Contactée, la direction de la DGCCRF reconnaît avoir « coordonné le recensement des documents et harmonisé l’occultation des pièces ». Elle justifie la censure par le fait que « les informations relatives à la non-conformité à une réglementation ne peuvent être communiquées qu’au seul intéressé ». Et de citer l‘article L311-6 du code de relation entre le public et l’administration, qui indique que ne sont pas communicable des documents administratifs « faisant apparaître le comportement d’une personne, dès lors que la divulgation de ce comportement pourrait lui porter préjudice ». 

 

Censurer des problèmes d’hygiène ou d’étiquetages frauduleux chez Lactalis relèverait donc de la « stricte application » des textes, selon la direction de la DGCCRF.

 

Un exemple avant et après la « consigne » passée par la direction de la DGCCRF avec un rapport de contrôle effectué sur le site de Craon (Mayenne) en octobre 2019.

 

Un mois après la mise au point des services de Bercy, vient le tour du ministère de l’agriculture.
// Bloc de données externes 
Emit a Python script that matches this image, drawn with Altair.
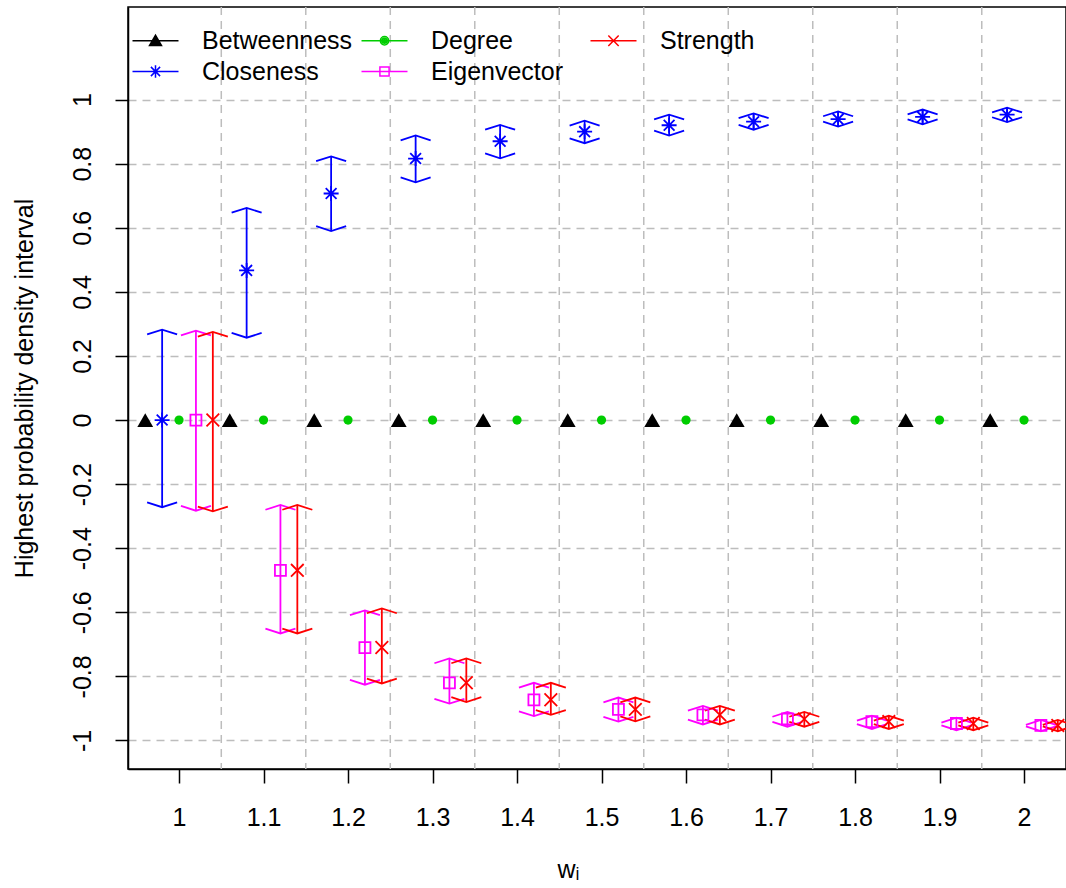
import altair as alt
import pandas as pd

# ---- data ----
w = [1.0, 1.1, 1.2, 1.3, 1.4, 1.5, 1.6, 1.7, 1.8, 1.9, 2.0]
series_names = ["Betweenness", "Closeness", "Degree", "Eigenvector", "Strength"]
series_offsets = [-0.04, -0.02, 0.0, 0.02, 0.04]
series_colors = ["#000000", "#0000FF", "#00CD00", "#FF00FF", "#FF0000"]

betweenness_mean = [0, 0, 0, 0, 0, 0, 0, 0, 0, 0, 0]
degree_mean = [0, 0, 0, 0, 0, 0, 0, 0, 0, 0, 0]

closeness_mean = [0.0, 0.467, 0.707, 0.816, 0.870, 0.900, 0.920, 0.931, 0.939, 0.946, 0.953]
closeness_lo = [-0.272, 0.257, 0.590, 0.742, 0.817, 0.864, 0.888, 0.906, 0.916, 0.923, 0.930]
closeness_hi = [0.282, 0.662, 0.823, 0.888, 0.921, 0.934, 0.953, 0.957, 0.963, 0.969, 0.975]

eigen_mean = [0.0, -0.469, -0.710, -0.820, -0.873, -0.903, -0.920, -0.933, -0.941, -0.947, -0.953]
eigen_lo = [-0.283, -0.666, -0.826, -0.885, -0.924, -0.941, -0.950, -0.957, -0.964, -0.968, -0.971]
eigen_hi = [0.279, -0.265, -0.594, -0.744, -0.820, -0.866, -0.892, -0.911, -0.923, -0.929, -0.936]

strength_mean = [0.0, -0.469, -0.710, -0.820, -0.873, -0.903, -0.920, -0.933, -0.941, -0.947, -0.953]
strength_lo = [-0.285, -0.666, -0.822, -0.880, -0.920, -0.940, -0.950, -0.957, -0.964, -0.968, -0.971]
strength_hi = [0.275, -0.265, -0.588, -0.744, -0.820, -0.866, -0.892, -0.911, -0.923, -0.929, -0.936]

x_ticks = [1.0, 1.1, 1.2, 1.3, 1.4, 1.5, 1.6, 1.7, 1.8, 1.9, 2.0]
y_ticks = [-1, -0.8, -0.6, -0.4, -0.2, 0, 0.2, 0.4, 0.6, 0.8, 1]
v_grid = [1.05, 1.15, 1.25, 1.35, 1.45, 1.55, 1.65, 1.75, 1.85, 1.95]

# ---- build tables ----
means = {
    "Betweenness": (betweenness_mean, None, None),
    "Closeness": (closeness_mean, closeness_lo, closeness_hi),
    "Degree": (degree_mean, None, None),
    "Eigenvector": (eigen_mean, eigen_lo, eigen_hi),
    "Strength": (strength_mean, strength_lo, strength_hi),
}
rows = []
for name, off in zip(series_names, series_offsets):
    m, lo, hi = means[name]
    for i, wi in enumerate(w):
        rows.append({
            "series": name,
            "w": wi,
            "pos": round(wi + off, 4),
            "mean": m[i],
            "lo": lo[i] if lo is not None else None,
            "hi": hi[i] if hi is not None else None,
        })
df = pd.DataFrame(rows)
grid_df = pd.DataFrame({"pos": v_grid})

FONT = "Liberation Sans"
FS = 25
GRID = "#bdbdbd"
SW = 1.8

xscale = alt.Scale(domain=[0.9396, 2.0497], nice=False, zero=False)
yscale = alt.Scale(domain=[-1.089, 1.289], nice=False, zero=False)

x_axis = alt.Axis(
    values=x_ticks, labelExpr="'' + datum.value", grid=False,
    tickSize=14, tickColor="black", tickWidth=1.5,
    domainColor="black", domainWidth=1.5,
    labelFontSize=FS, labelFont=FONT, labelColor="black",
    labelBaseline="alphabetic", labelPadding=42,
    title="wᵢ", titleFont=FONT, titleFontSize=FS, titleFontWeight="normal",
    titleColor="black", titleX=440, titleY=108, titleBaseline="alphabetic",
    titleAlign="center",
)
y_axis = alt.Axis(
    values=y_ticks, labelExpr="'' + datum.value",
    grid=True, gridDash=[8, 6], gridColor=GRID, gridWidth=1.5,
    tickSize=13, tickColor="black", tickWidth=1.5,
    domainColor="black", domainWidth=1.5,
    labelFontSize=FS, labelFont=FONT, labelColor="black",
    labelAngle=270, labelAlign="center", labelBaseline="alphabetic", labelPadding=25,
    title="Highest probability density interval", titleFont=FONT, titleFontSize=FS,
    titleFontWeight="normal", titleColor="black", titleAngle=270,
    titleX=-96, titleY=381, titleBaseline="alphabetic", titleAlign="center",
)

X = alt.X("pos:Q", scale=xscale, axis=x_axis)
Y = alt.Y("mean:Q", scale=yscale, axis=y_axis)

vgrid = alt.Chart(grid_df).mark_rule(
    strokeDash=[8, 6], color=GRID, strokeWidth=1.5
).encode(x=X)

CAP_TOP = "M-1,0.32L0,0L1,0.32"
CAP_BOT = "M-1,-0.32L0,0L1,-0.32"

layers = [vgrid]
for name, col in zip(series_names, series_colors):
    if means[name][1] is None:
        continue
    sub = alt.Chart(df).transform_filter(alt.datum.series == name)
    layers.append(sub.mark_rule(color=col, strokeWidth=SW).encode(
        x=X, y=alt.Y("lo:Q", scale=yscale, axis=y_axis), y2="hi:Q"))
    layers.append(sub.mark_point(shape=CAP_TOP, size=900, color=col, filled=False,
                                 strokeWidth=SW, opacity=1).encode(
        x=X, y=alt.Y("hi:Q", scale=yscale, axis=y_axis)))
    layers.append(sub.mark_point(shape=CAP_BOT, size=900, color=col, filled=False,
                                 strokeWidth=SW, opacity=1).encode(
        x=X, y=alt.Y("lo:Q", scale=yscale, axis=y_axis)))

ASTER = "M-1,0L1,0M0,-1L0,1M-0.72,-0.72L0.72,0.72M-0.72,0.72L0.72,-0.72"
XMARK = "M-1,-1L1,1M-1,1L1,-1"
marker_specs = {
    "Betweenness": dict(shape="triangle-up", size=250, filled=True),
    "Closeness": dict(shape=ASTER, size=225, filled=False),
    "Degree": dict(shape="circle", size=85, filled=True),
    "Eigenvector": dict(shape="square", size=121, filled=False),
    "Strength": dict(shape=XMARK, size=160, filled=False),
}
for name, col in zip(series_names, series_colors):
    sp = marker_specs[name]
    layers.append(
        alt.Chart(df).transform_filter(alt.datum.series == name).mark_point(
            color=col, strokeWidth=SW, opacity=1, **sp
        ).encode(x=X, y=Y)
    )

# ---- legend (line + symbol, as in R's legend) ----
LINE = "M-2,0L2,0"
legend_paths = [
    LINE + "M-0.52,0.42L0.52,0.42L0,-0.48Z M-0.34,0.3L0.34,0.3L0,-0.22Z M-0.16,0.2L0.16,0.2L0,0.02Z",
    LINE + "M0,-0.55L0,0.55M-0.55,0L0.55,0M-0.4,-0.4L0.4,0.4M-0.4,0.4L0.4,-0.4",
    LINE + "M0.36,0A0.36,0.36 0 1,1 -0.36,0A0.36,0.36 0 1,1 0.36,0Z"
           "M0.22,0A0.22,0.22 0 1,1 -0.22,0A0.22,0.22 0 1,1 0.22,0Z"
           "M0.08,0A0.08,0.08 0 1,1 -0.08,0A0.08,0.08 0 1,1 0.08,0Z",
    LINE + "M-0.4,-0.4L0.4,-0.4L0.4,0.4L-0.4,0.4Z",
    LINE + "M-0.45,-0.45L0.45,0.45M-0.45,0.45L0.45,-0.45",
]


def mk_legend():
    return alt.Legend(
        title=None, orient="none", direction="vertical", legendX=4, legendY=21,
        columns=3, gridAlign="all", symbolSize=529, symbolOffset=11, labelOffset=34,
        labelFont=FONT, labelFontSize=FS, labelColor="black",
        rowPadding=5, columnPadding=5, padding=0, symbolStrokeWidth=1.5,
        labelLimit=400,
    )


legend_layer = alt.Chart(df).transform_filter(alt.datum.w == 1.0).mark_point(
    filled=False, opacity=0, strokeWidth=1.5, size=529
).encode(
    x=X, y=Y,
    shape=alt.Shape("series:N", scale=alt.Scale(domain=series_names, range=legend_paths), legend=mk_legend()),
    stroke=alt.Stroke("series:N", scale=alt.Scale(domain=series_names, range=series_colors), legend=mk_legend()),
)
layers.append(legend_layer)

chart = alt.layer(*layers).properties(
    width=938, height=762,
    padding={"left": 128, "top": 7, "right": 0, "bottom": 119},
    autosize=alt.AutoSizeParams(type="none"),
    background="white",
).configure(font=FONT).configure_view(stroke="black", strokeWidth=1.5)

chart.save("out.html", embed_options={"renderer": "svg", "actions": False})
Le 4 mars 2022, le sous-directeur de la sécurité sanitaire des aliments à la direction générale de l’alimentation (DGAL) s’adresse à ses services départementaux. Le haut fonctionnaire leur transmet par courriel, un « mode d’instruction » pour répondre à notre requête. Il explique que ses services ont « constaté une ambiguïté dans la formulation de la demande » de notre journaliste et qu’il compte bien l’utiliser pour retenir des informations sur les usines de Lactalis.

 

Et le sous-directeur de détailler son propos : notre demande concerne « a priori les rapports de la DGAL – la Direction général de l’alimentation », mais elle mentionne aussi les rapports établis par les enquêteurs de la DGCCRF. La formulation étant jugée imprécise, il souhaite l’exploiter en faisant « une lecture restrictive de la demande » afin d’exclure les documents issus de ses services.

 

Anticipant le risque que « Disclose juge la documentation insuffisante », le sous-directeur souligne que la moindre faille juridique devra être exploitée pour ne pas avoir à nous communiquer les documents demandés. Une faute dans le nom d’une usine ou un oubli dans un numéro Siret feront l’affaire. Enfin, dans le cas où nos demandes ne souffriraient d’aucun manquement, le fonctionnaire précise que toute « information susceptible de porter atteinte au secret des procédés ou de la stratégie de l’entreprise » devra être biffée. 

 

« Il est important que le ministère rappelle le cadre législatif qui prévaut pour la communication de documents administratifs au public »justifie le ministère de l’agriculture auprès de Disclose, ajoutant que « le sous-directeur donne ensuite un ensemble d’indications pour limiter le volume de travail généré ».

 

Afin de nous conformer aux exigences du ministère de l’agriculture, nous avons renvoyé une demande concernant exclusivement les rapports de contrôle effectués par la DGAL. Résultat, nous avons reçu des dizaines de documents occultés des mentions les plus gênantes.

 

Alors que plusieurs scandales sanitaires ont éclaboussé des entreprises de l’agroalimentaire en 2022, la dissimulation des manquements de Lactalis sème le doute sur la volonté de transparence de la part de l’Etat. En effet, sans la transmission par une source anonyme des rapports d’inspection non-censurés, notre enquête sur les défaillances sanitaires du géant laitier n’aurait pu voir le jour.